(What the task asks) Look at the data below and print exactly the lines from its first line through the line with "(v2) at (216,351)"; the pictures stay out of the copy.
[Start]
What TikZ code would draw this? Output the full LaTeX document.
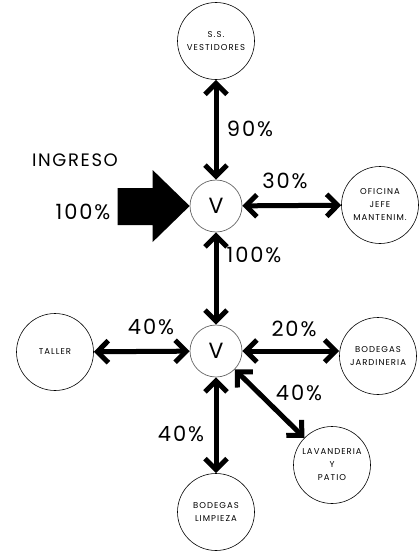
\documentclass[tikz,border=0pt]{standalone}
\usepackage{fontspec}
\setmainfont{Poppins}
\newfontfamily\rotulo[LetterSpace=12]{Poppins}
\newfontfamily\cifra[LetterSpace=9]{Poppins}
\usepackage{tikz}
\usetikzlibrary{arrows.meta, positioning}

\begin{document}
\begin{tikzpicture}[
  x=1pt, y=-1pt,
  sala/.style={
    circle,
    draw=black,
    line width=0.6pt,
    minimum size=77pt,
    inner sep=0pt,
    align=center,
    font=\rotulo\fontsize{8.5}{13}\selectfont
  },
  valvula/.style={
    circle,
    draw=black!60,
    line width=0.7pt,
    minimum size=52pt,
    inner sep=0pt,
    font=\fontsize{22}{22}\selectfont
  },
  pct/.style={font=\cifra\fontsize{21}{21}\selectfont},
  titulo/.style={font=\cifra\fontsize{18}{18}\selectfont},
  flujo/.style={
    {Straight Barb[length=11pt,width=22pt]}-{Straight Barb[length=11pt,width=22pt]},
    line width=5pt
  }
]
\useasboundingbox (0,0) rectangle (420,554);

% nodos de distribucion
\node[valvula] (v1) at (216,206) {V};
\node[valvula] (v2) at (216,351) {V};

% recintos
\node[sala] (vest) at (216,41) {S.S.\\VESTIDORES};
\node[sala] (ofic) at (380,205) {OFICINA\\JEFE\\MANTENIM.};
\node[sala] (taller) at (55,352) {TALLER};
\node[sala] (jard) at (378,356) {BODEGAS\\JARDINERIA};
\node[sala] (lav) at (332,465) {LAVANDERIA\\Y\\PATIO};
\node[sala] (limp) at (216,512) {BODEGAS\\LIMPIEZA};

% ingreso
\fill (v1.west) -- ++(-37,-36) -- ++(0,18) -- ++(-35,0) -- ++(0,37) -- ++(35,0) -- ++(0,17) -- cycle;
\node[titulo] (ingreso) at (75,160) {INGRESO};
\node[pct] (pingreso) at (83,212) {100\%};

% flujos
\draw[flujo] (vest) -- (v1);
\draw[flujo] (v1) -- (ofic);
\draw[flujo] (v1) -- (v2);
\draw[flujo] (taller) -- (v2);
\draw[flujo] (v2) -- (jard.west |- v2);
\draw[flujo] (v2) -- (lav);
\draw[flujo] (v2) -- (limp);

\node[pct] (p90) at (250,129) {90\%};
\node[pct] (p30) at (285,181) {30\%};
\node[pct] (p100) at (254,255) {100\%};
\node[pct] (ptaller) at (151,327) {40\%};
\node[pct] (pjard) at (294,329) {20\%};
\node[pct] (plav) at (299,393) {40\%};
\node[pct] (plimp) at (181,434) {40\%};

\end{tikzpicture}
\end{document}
[End]
(Final result)
What TikZ code would draw this? Output the full LaTeX document.
\documentclass[tikz,border=0pt]{standalone}
\usepackage{fontspec}
\setmainfont{Poppins}
\newfontfamily\rotulo[LetterSpace=12]{Poppins}
\newfontfamily\cifra[LetterSpace=9]{Poppins}
\usepackage{tikz}
\usetikzlibrary{arrows.meta, positioning}

\begin{document}
\begin{tikzpicture}[
  x=1pt, y=-1pt,
  sala/.style={
    circle,
    draw=black,
    line width=0.6pt,
    minimum size=77pt,
    inner sep=0pt,
    align=center,
    font=\rotulo\fontsize{8.5}{13}\selectfont
  },
  valvula/.style={
    circle,
    draw=black!60,
    line width=0.7pt,
    minimum size=52pt,
    inner sep=0pt,
    font=\fontsize{22}{22}\selectfont
  },
  pct/.style={font=\cifra\fontsize{21}{21}\selectfont},
  titulo/.style={font=\cifra\fontsize{18}{18}\selectfont},
  flujo/.style={
    {Straight Barb[length=11pt,width=22pt]}-{Straight Barb[length=11pt,width=22pt]},
    line width=5pt
  }
]
\useasboundingbox (0,0) rectangle (420,554);

% nodos de distribucion
\node[valvula] (v1) at (216,206) {V};
\node[valvula] (v2) at (216,351) {V};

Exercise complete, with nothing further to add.